§ **Task directions**
Pictures must not be retyped. Return exactly the lines from the one with "Convert this chart" through the one with "nb_liens = 382", both included, and no others.

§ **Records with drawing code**
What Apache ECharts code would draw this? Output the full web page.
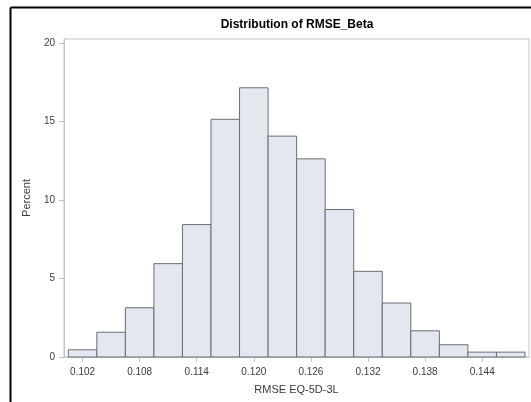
<!DOCTYPE html>
<html>
<head>
<meta charset="utf-8">
<script src="https://cdn.jsdelivr.net/npm/echarts@6/dist/echarts.min.js"></script>
<style>
  html, body { margin: 0; padding: 0; background: #ffffff; }
  #chart { width: 531px; height: 402px; }
</style>
</head>
<body>
<div id="chart"></div>
<script>
// Histogram bins: midpoints of RMSE values (bin width 0.003) and percent per bin
const binMidpoints = [0.102, 0.105, 0.108, 0.111, 0.114, 0.117, 0.120, 0.123,
                      0.126, 0.129, 0.132, 0.135, 0.138, 0.141, 0.144, 0.147];
const binPercent = [0.46, 1.58, 3.14, 5.95, 8.44, 15.15, 17.16, 14.08,
                    12.63, 9.40, 5.46, 3.44, 1.67, 0.78, 0.31, 0.31];
const binWidth = 0.003;

// Axis tick labels
const xTickValues = [0.102, 0.108, 0.114, 0.120, 0.126, 0.132, 0.138, 0.144];
const yTickValues = [0, 5, 10, 15, 20];

const titleText = 'Distribution of RMSE_Beta';
const xAxisTitle = 'RMSE EQ-5D-3L';
const yAxisTitle = 'Percent';

const FONT = '"Liberation Sans", Arial, sans-serif';

const chart = echarts.init(document.getElementById('chart'), null, { renderer: 'canvas' });

const histData = binMidpoints.map((m, i) => [m - binWidth / 2, m + binWidth / 2, binPercent[i]]);

chart.setOption({
  animation: false,
  backgroundColor: '#ffffff',
  grid: {
    left: 64, right: 2, top: 39, bottom: 45,
    show: true, borderColor: '#c4c4c4', borderWidth: 1, backgroundColor: 'transparent'
  },
  graphic: [
    { type: 'line', shape: { x1: 10.5, y1: 7.5, x2: 531, y2: 7.5 }, style: { stroke: '#000', lineWidth: 2 } },
    { type: 'line', shape: { x1: 10.5, y1: 7.5, x2: 10.5, y2: 402 }, style: { stroke: '#000', lineWidth: 2 } },
    {
      type: 'text', x: 297, y: 25,
      style: { text: titleText, font: 'bold 12px ' + FONT, fill: '#000', textAlign: 'center', textVerticalAlign: 'middle' }
    }
  ],
  xAxis: {
    type: 'value',
    min: 0.10005, max: 0.14892,
    splitLine: { show: false },
    axisLine: { show: true, lineStyle: { color: '#c4c4c4', width: 1 } },
    axisTick: { show: true, length: 5, customValues: xTickValues, lineStyle: { color: '#c4c4c4' } },
    axisLabel: {
      customValues: xTickValues, margin: 10,
      formatter: v => v.toFixed(3),
      color: '#3a3a3a', fontSize: 10, fontFamily: FONT
    },
    name: xAxisTitle, nameLocation: 'middle', nameGap: 27,
    nameTextStyle: { color: '#3a3a3a', fontSize: 11, fontFamily: FONT }
  },
  yAxis: {
    type: 'value',
    min: 0, max: 20.27,
    splitLine: { show: false },
    axisLine: { show: true, lineStyle: { color: '#c4c4c4', width: 1 } },
    axisTick: { show: true, length: 5, customValues: yTickValues, lineStyle: { color: '#c4c4c4' } },
    axisLabel: {
      customValues: yTickValues, margin: 9,
      color: '#3a3a3a', fontSize: 10, fontFamily: FONT
    },
    name: yAxisTitle, nameLocation: 'middle', nameGap: 32,
    nameTextStyle: { color: '#3a3a3a', fontSize: 11, fontFamily: FONT }
  },
  series: [{
    type: 'custom',
    data: histData,
    renderItem: function (params, api) {
      const p0 = api.coord([api.value(0), api.value(2)]);
      const p1 = api.coord([api.value(1), 0]);
      return {
        type: 'rect',
        shape: { x: p0[0], y: p0[1], width: p1[0] - p0[0], height: p1[1] - p0[1] },
        style: { fill: '#e3e7f0', stroke: '#6a6e74', lineWidth: 1 }
      };
    },
    encode: { x: [0, 1], y: 2 }
  }]
});
</script>
</body>
</html>
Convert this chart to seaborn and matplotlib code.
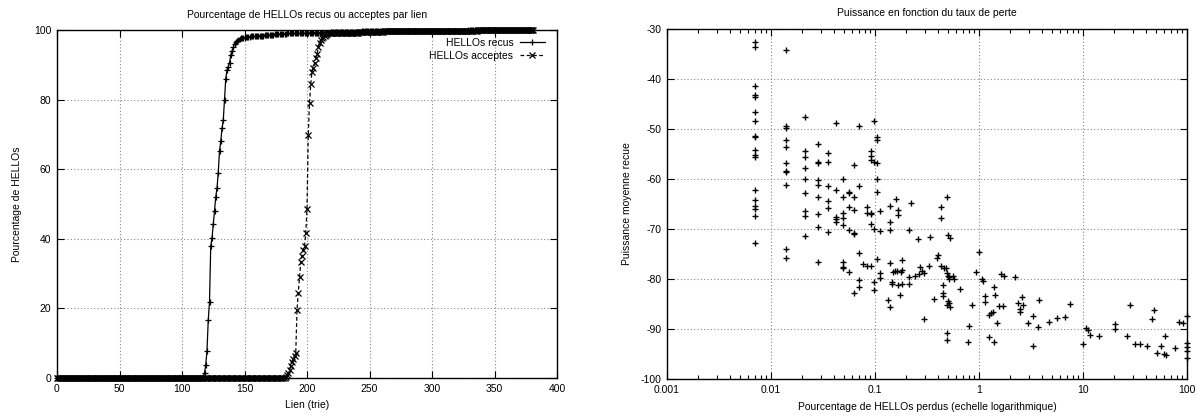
import numpy as np
import pandas as pd
import matplotlib
matplotlib.use('Agg')
import matplotlib.pyplot as plt
import matplotlib.ticker as mticker
import seaborn as sns

# ---------------- Donnees du graphique de gauche (liens tries) ----------------
nb_liens = 382

# HELLOs recus : liens a 0 %, montee, puis palier proche de 100 %
recus_zeros = 117
recus_montee = [0.4, 1.4, 3.8, 7.9, 16.7, 21.8, 38.0, 40.2, 44.2, 48.0,
                52.0, 54.6, 59.0, 65.2, 68.0, 71.7, 74.0, 80.0, 86.0, 88.5,
                89.5, 90.5, 92.8, 94.0, 95.0, 96.0, 96.5, 96.9, 97.2, 97.4,
                97.6]
recus_palier_niveaux = [97.8, 98.0, 98.2, 98.4, 98.6, 98.8, 99.0, 99.2, 99.4, 99.6, 99.8, 100.0]
recus_palier_nb = [3, 4, 5, 6, 8, 10, 15, 20, 25, 35, 50, 53]

# HELLOs acceptes
acceptes_zeros = 183
acceptes_montee = [0.3, 0.9, 1.5, 2.4, 3.5, 4.6, 5.4, 6.3, 7.1, 19.4,
                   24.4, 28.9, 33.3, 35.2, 36.8, 37.8, 41.6, 48.6, 69.8, 79.0,
                   84.5, 88.0, 89.0, 90.5, 91.9, 93.0, 95.0, 96.2, 97.0, 97.7,
                   98.1, 98.4, 98.6, 98.8]
acceptes_palier_niveaux = [99.0, 99.2, 99.4, 99.6, 99.8, 100.0]
acceptes_palier_nb = [10, 15, 20, 30, 45, 45]

# ---------------- Donnees du graphique de droite ----------------
# colonnes de taux de perte faibles (multiples de 0.007 %)
colonnes_perte = [0.007, 0.014, 0.021, 0.028, 0.035, 0.042, 0.049, 0.056,
                  0.063, 0.070, 0.077, 0.084, 0.091, 0.098, 0.105, 0.112]
colonnes_puissance = [
    [-32.6, -33.5, -41.3, -43.1, -43.6, -46.6, -48.4, -51.3, -51.5, -54.1,
     -55.1, -55.6, -62.2, -64.1, -65.3, -65.9, -67.3, -72.7],
    [-34.1, -49.3, -49.8, -52.1, -53.5, -56.7, -58.3, -58.6, -61.1, -74.0, -75.8],
    [-47.6, -54.3, -55.6, -57.7, -59.9, -62.7, -66.3, -67.3, -71.3],
    [-53.0, -56.5, -56.8, -60.1, -61.2, -63.6, -67.0, -69.5, -76.5],
    [-54.8, -56.6, -61.3, -64.3, -65.8, -70.5],
    [-48.7, -62.2, -67.6, -68.0, -68.5],
    [-60.0, -63.5, -66.7, -67.8, -69.1, -76.5, -77.5, -77.8],
    [-62.5, -62.7, -65.6, -70.2, -78.5],
    [-57.2, -63.5, -66.1, -70.8, -71.0, -82.7],
    [-49.3, -61.3, -74.8, -80.1, -81.6],
    [-77.0],
    [-65.5, -66.7, -77.3],
    [-54.4, -55.4, -56.1, -66.8, -66.9, -68.9, -77.3],
    [-48.3, -56.6, -70.0, -80.6, -82.2],
    [-51.6, -52.2, -56.8, -60.0, -62.6, -75.9],
    [-66.3, -70.3, -78.8, -79.8],
]

autres_perte = [0.133, 0.140, 0.140, 0.140, 0.140, 0.140, 0.147, 0.147, 0.150, 0.155,
                0.161, 0.160, 0.168, 0.168, 0.168, 0.175, 0.182, 0.182, 0.178, 0.182,
                0.210, 0.210, 0.210, 0.224, 0.240, 0.257, 0.263, 0.273, 0.283, 0.293,
                0.298, 0.333, 0.340, 0.372, 0.394, 0.407, 0.431, 0.431, 0.435, 0.455,
                0.455, 0.455, 0.460, 0.485, 0.490, 0.490, 0.490, 0.490, 0.490, 0.500,
                0.500, 0.510, 0.500, 0.520, 0.528, 0.520, 0.530, 0.563, 0.580, 0.660,
                0.790, 0.810, 0.855, 0.940, 1.01, 1.07, 1.09, 1.13, 1.13, 1.24,
                1.30, 1.36, 1.24, 1.40, 1.49, 1.40, 1.43, 1.57, 1.72, 1.63,
                1.75, 2.23, 2.35, 2.46, 2.50, 2.59, 2.65, 2.94, 3.31, 3.31,
                3.75, 3.66, 4.68, 5.62, 6.76, 7.55, 10.1, 10.8, 11.2, 11.6,
                14.1, 20.5, 20.5, 26.5, 28.1, 31.8, 35.0, 41.2, 46.0, 47.7,
                51.4, 56.2, 60.5, 63.2, 61.8, 77.2, 83.1, 91.5, 100, 100,
                100, 100, 100]
autres_puissance = [-84.1, -65.4, -68.5, -70.1, -76.8, -85.5, -80.6, -81.0, -78.6, -78.4,
                    -78.3, -63.9, -66.1, -67.2, -81.1, -83.1, -76.1, -78.1, -78.5, -80.9,
                    -70.1, -79.5, -80.9, -64.8, -79.3, -72.0, -78.9, -77.5, -78.4, -78.8,
                    -88.0, -77.3, -71.5, -83.9, -75.8, -75.1, -65.5, -67.7, -77.3, -81.1,
                    -82.8, -83.3, -77.8, -77.7, -63.5, -78.7, -85.1, -90.8, -92.1, -71.1,
                    -79.3, -80.0, -84.3, -79.5, -71.8, -84.8, -85.5, -79.3, -80.0, -82.0,
                    -92.6, -89.3, -85.1, -78.5, -74.6, -80.0, -80.3, -83.3, -84.6, -87.1,
                    -86.8, -86.5, -91.5, -92.5, -88.7, -81.5, -83.1, -85.3, -85.3, -78.9,
                    -79.3, -79.5, -84.8, -86.0, -86.5, -83.5, -85.1, -88.8, -93.3, -87.3,
                    -84.1, -89.6, -88.5, -87.8, -87.6, -85.0, -92.9, -89.8, -90.1, -91.1,
                    -91.3, -88.9, -90.0, -91.3, -85.1, -93.0, -93.0, -93.3, -87.9, -86.1,
                    -94.7, -93.3, -94.9, -95.1, -91.3, -93.7, -88.5, -88.8, -87.3, -92.8,
                    -93.6, -94.3, -95.8]

# ---------------- Construction des tables ----------------
recus = np.concatenate([np.zeros(recus_zeros), recus_montee,
                        np.repeat(recus_palier_niveaux, recus_palier_nb)])
acceptes = np.concatenate([np.zeros(acceptes_zeros), acceptes_montee,
                           np.repeat(acceptes_palier_niveaux, acceptes_palier_nb)])
df_liens = pd.DataFrame({'Lien': np.arange(nb_liens), 'recus': recus, 'acceptes': acceptes})

perte = []
puissance = []
for p, valeurs in zip(colonnes_perte, colonnes_puissance):
    perte += [p] * len(valeurs)
    puissance += valeurs
perte += autres_perte
puissance += autres_puissance
df_points = pd.DataFrame({'perte': perte, 'puissance': puissance})

# ---------------- Figure ----------------
plt.rcParams['font.family'] = ['Liberation Sans', 'DejaVu Sans']
plt.rcParams['axes.unicode_minus'] = False
taille = 7.5

fig = plt.figure(figsize=(12, 4.16), dpi=100)
ax1 = fig.add_axes([57 / 1200, 1 - 378 / 416, 500 / 1200, 348 / 416])
ax2 = fig.add_axes([667 / 1200, 1 - 379 / 416, 520 / 1200, 350 / 416])

grille = dict(linestyle=(0, (1, 2)), color='#888888', linewidth=0.8)

# Graphique de gauche
sns.lineplot(data=df_liens, x='Lien', y='recus', ax=ax1, color='black', linewidth=0.9,
             marker='+', markersize=5, markeredgewidth=0.9, markeredgecolor='black',
             label='HELLOs recus', clip_on=False, zorder=3)
sns.lineplot(data=df_liens, x='Lien', y='acceptes', ax=ax1, color='black', linewidth=0.9,
             linestyle=(0, (3, 2)), marker='x', markersize=4, markeredgewidth=0.9,
             markeredgecolor='black', label='HELLOs acceptes', clip_on=False, zorder=3)
ax1.set_xlim(0, 400)
ax1.set_ylim(0, 100)
ax1.set_xticks(range(0, 401, 50))
ax1.set_yticks(range(0, 101, 20))
ax1.grid(True, **grille)
ax1.set_axisbelow(True)
ax1.set_title('Pourcentage de HELLOs recus ou acceptes par lien', fontsize=taille, pad=9)
ax1.set_xlabel('Lien (trie)', fontsize=taille, labelpad=5)
ax1.set_ylabel('Pourcentage de HELLOs', fontsize=taille, labelpad=9)

# markerfirst=False : le texte est aligne a droite, juste avant l'echantillon de ligne
ax1.legend(loc='upper right', bbox_to_anchor=(0.975, 0.978), frameon=False,
           markerfirst=False, fontsize=taille, handlelength=2.4,
           handletextpad=0.6, labelspacing=0.3, borderaxespad=0, borderpad=0)

# Graphique de droite
sns.scatterplot(data=df_points, x='perte', y='puissance', ax=ax2, marker='+',
                color='black', s=18, linewidth=1.0, clip_on=False, zorder=3, legend=False)
ax2.set_xscale('log')
ax2.set_xlim(0.001, 100)
ax2.set_ylim(-100, -30)
ax2.set_yticks(range(-100, -29, 10))
ax2.xaxis.set_major_locator(mticker.LogLocator(base=10, numticks=10))
ax2.xaxis.set_minor_locator(mticker.LogLocator(base=10, subs=np.arange(2, 10), numticks=20))
ax2.xaxis.set_major_formatter(mticker.FuncFormatter(lambda v, pos: f'{v:g}'))
ax2.xaxis.set_minor_formatter(mticker.NullFormatter())
ax2.grid(True, which='major', **grille)
ax2.set_axisbelow(True)
ax2.set_title('Puissance en fonction du taux de perte', fontsize=taille, pad=9)
ax2.set_xlabel('Pourcentage de HELLOs perdus (echelle logarithmique)', fontsize=taille, labelpad=5)
ax2.set_ylabel('Puissance moyenne recue', fontsize=taille, labelpad=6)

for ax in (ax1, ax2):
    ax.tick_params(which='major', direction='in', top=True, right=True, length=5,
                   width=0.8, labelsize=taille, pad=4)
    ax.tick_params(which='minor', direction='in', top=True, right=True, length=3, width=0.8)
    for s in ax.spines.values():
        s.set_linewidth(1.0)
        s.set_color('black')

fig.savefig('out.png', dpi=100)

§ **Correct response**
Convert this chart to seaborn and matplotlib code.
import numpy as np
import pandas as pd
import matplotlib
matplotlib.use('Agg')
import matplotlib.pyplot as plt
import matplotlib.ticker as mticker
import seaborn as sns

# ---------------- Donnees du graphique de gauche (liens tries) ----------------
nb_liens = 382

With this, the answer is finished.